Entrepreneurship and creation of small and medium enterprises, on the other hand, is a practical and successful policy for implementing the acquired knowledge. In this process, acquisition occurs based on recognition, which on its own is a strong filtration of what to choose and learn from the big amount of available knowledge. As entrepreneurs search for applicable knowledge to implement in the context of society, they pick the most suitable ones. That prevents from acquiring inapplicable knowledge and wasting energy, time, money and talents on learning something irrelevant. The nature of entrepreneurship is pragmatic and action-oriented; therefore, the promotion of entrepreneurship is a strategy to guarantee the acquisition of knowledge relative to the needs as the selection and vacancies are based on recognized opportunities, and they arise from society lacks and needs.

They are also used as sources for adaption, by localizing and providing acquired knowledge with requirements and cultural-economical-societal-political opportunities within domestic context. One of the popular sources of innovation is ‘imitative innovation’, which is broadly implemented by entrepreneurs in developing countries and is based on cloning the successful business models and products. This kind of innovation is a good source of knowledge adaptation, as well as of knowledge distribution, for the developing societies to enjoy from what performed well in the countries of origins with fewer changes.

The media platforms, with strong emphasize on social media, are the most patented contexts for entrepreneurial activities, because of low entry barriers, high availability, low prices, moderate requirements, and broad market opportunities. They fit with youth characteristics and a considerable percentage of young people are positive to engage with it.

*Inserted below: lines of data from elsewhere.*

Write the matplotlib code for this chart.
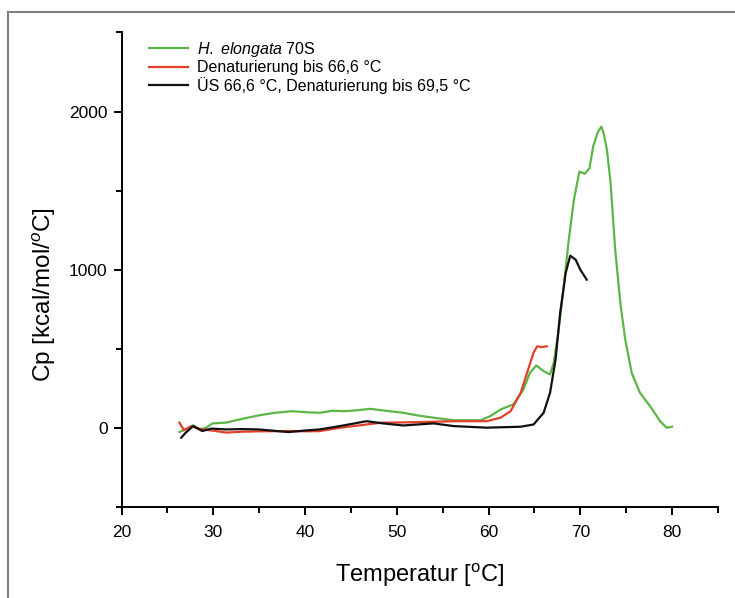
import matplotlib
matplotlib.use('Agg')
import matplotlib.pyplot as plt
from matplotlib.lines import Line2D
from matplotlib.ticker import MultipleLocator

plt.rcParams['font.family'] = ['Liberation Sans', 'DejaVu Sans']
plt.rcParams['mathtext.fontset'] = 'custom'
plt.rcParams['mathtext.rm'] = 'Liberation Sans'
plt.rcParams['mathtext.it'] = 'Liberation Sans:italic'

# H. elongata 70S
green_t = [26.3, 26.9, 27.8, 28.5, 29.2, 29.9, 31.4, 33.1, 34.9, 36.7, 38.6, 40.3,
           41.6, 43.0, 44.2, 45.5, 47.1, 48.2, 49.5, 50.7, 52.3, 54.0, 56.2, 59.1,
           60.2, 61.3, 62.7, 63.8, 64.5, 65.2, 66.0, 66.7, 67.1, 67.6, 68.2, 68.7,
           69.3, 69.9, 70.5, 71.0, 71.4, 71.9, 72.3, 72.6, 72.9, 73.3, 73.8, 74.4,
           74.9, 75.6, 76.5, 77.6, 78.7, 79.4, 80.0]
green_cp = [-25, -10, 18, -8, 2, 30, 35, 58, 80, 97, 107, 100,
            97, 110, 107, 112, 122, 114, 105, 97, 80, 66, 50, 50,
            76, 118, 150, 244, 349, 396, 360, 339, 413, 602, 896, 1170,
            1443, 1621, 1607, 1643, 1779, 1870, 1905, 1850, 1758, 1548, 1127, 770,
            560, 349, 223, 139, 44, 3, 9]

# Denaturierung bis 66,6 °C
red_t = [26.3, 26.8, 27.6, 28.4, 29.2, 30.2, 31.4, 33.0, 35.0, 38.5, 40.0, 41.6,
         43.5, 45.3, 48.2, 52.5, 56.2, 59.8, 61.3, 62.4, 63.5, 64.2, 64.9, 65.3,
         65.8, 66.35]
red_cp = [35, -12, 12, -3, -10, -18, -28, -23, -20, -18, -20, -19,
          0, 13, 34, 38, 44, 44, 66, 107, 223, 350, 476, 517,
          512, 517]

# ÜS 66,6 °C, Denaturierung bis 69,5 °C
black_t = [26.5, 27.0, 27.8, 28.8, 29.8, 31.4, 33.0, 34.9, 36.5, 38.2, 40.0, 41.6,
           43.8, 46.7, 48.5, 50.7, 54.0, 56.2, 59.8, 63.5, 64.9, 66.0, 66.7, 67.3,
           67.8, 68.4, 68.9, 69.5, 70.0, 70.7]
black_cp = [-60, -28, 13, -18, -3, -8, -6, -8, -16, -25, -15, -8,
            13, 44, 30, 17, 30, 13, 3, 9, 23, 97, 223, 433,
            728, 980, 1090, 1064, 1001, 938]

fig = plt.figure(figsize=(7.35, 5.98), dpi=100)
ax = fig.add_axes([0.1654, 0.1517, 0.8114, 0.794])

ax.plot(green_t, green_cp, color='#5cb547', lw=1.6, label=r'$\it{H.\ elongata}$ 70S')
ax.plot(red_t, red_cp, color='#e3402a', lw=1.6, label='Denaturierung bis 66,6 °C')
ax.plot(black_t, black_cp, color='#111111', lw=1.6,
        label='ÜS 66,6 °C, Denaturierung bis 69,5 °C')

ax.set_xlim(20, 85)
ax.set_ylim(-500, 2500)
ax.xaxis.set_major_locator(MultipleLocator(10))
ax.xaxis.set_minor_locator(MultipleLocator(5))
ax.yaxis.set_major_locator(MultipleLocator(1000))
ax.yaxis.set_minor_locator(MultipleLocator(500))
ax.set_xticks([20, 30, 40, 50, 60, 70, 80])
ax.tick_params(which='major', direction='out', length=6, width=1.4, labelsize=12.5)
ax.tick_params(which='minor', direction='out', length=4, width=1.4)
ax.tick_params(axis='x', pad=7)
ax.tick_params(axis='y', pad=4)
for s in ['top', 'right']:
    ax.spines[s].set_visible(False)
for s in ['left', 'bottom']:
    ax.spines[s].set_linewidth(1.4)

ax.set_xlabel(r'Temperatur [$^{\rm o}$C]', fontsize=17)
ax.set_ylabel(r'Cp [kcal/mol/$^{\it o}$C]', fontsize=17.5)
ax.xaxis.set_label_coords(0.5, -0.115)
ax.yaxis.set_label_coords(-0.106, 0.449)

ax.legend(loc='upper left', frameon=False, fontsize=11.5, handlelength=2.4,
          handletextpad=0.55, borderaxespad=0.6, labelspacing=0.1,
          bbox_to_anchor=(0.02, 1.018))

# frame lines of the original picture
fig.add_artist(Line2D([0.011, 1.0], [0.98, 0.98], color='#808080', lw=1.5))
fig.add_artist(Line2D([0.011, 0.011], [0.0, 0.98], color='#808080', lw=1.5))

fig.savefig('out.png', dpi=100)
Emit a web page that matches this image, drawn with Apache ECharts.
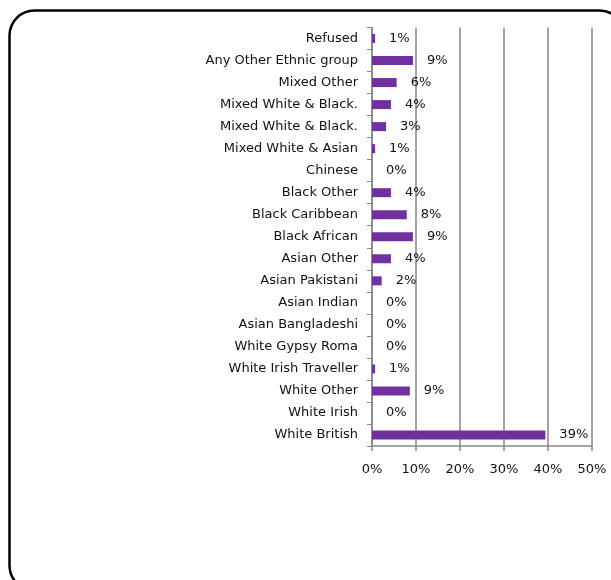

While many other industries are based on technology and their effect on culture and social norms is indirect, the media is the most important tool which has a direct effect on society and is the main change agent in globalization of cultures. Thus, the media entrepreneurship policy is the concept which, despite being neglected in research, can play a considerable role in the transition of economies and especially, of the developing ones, to the global knowledge economy.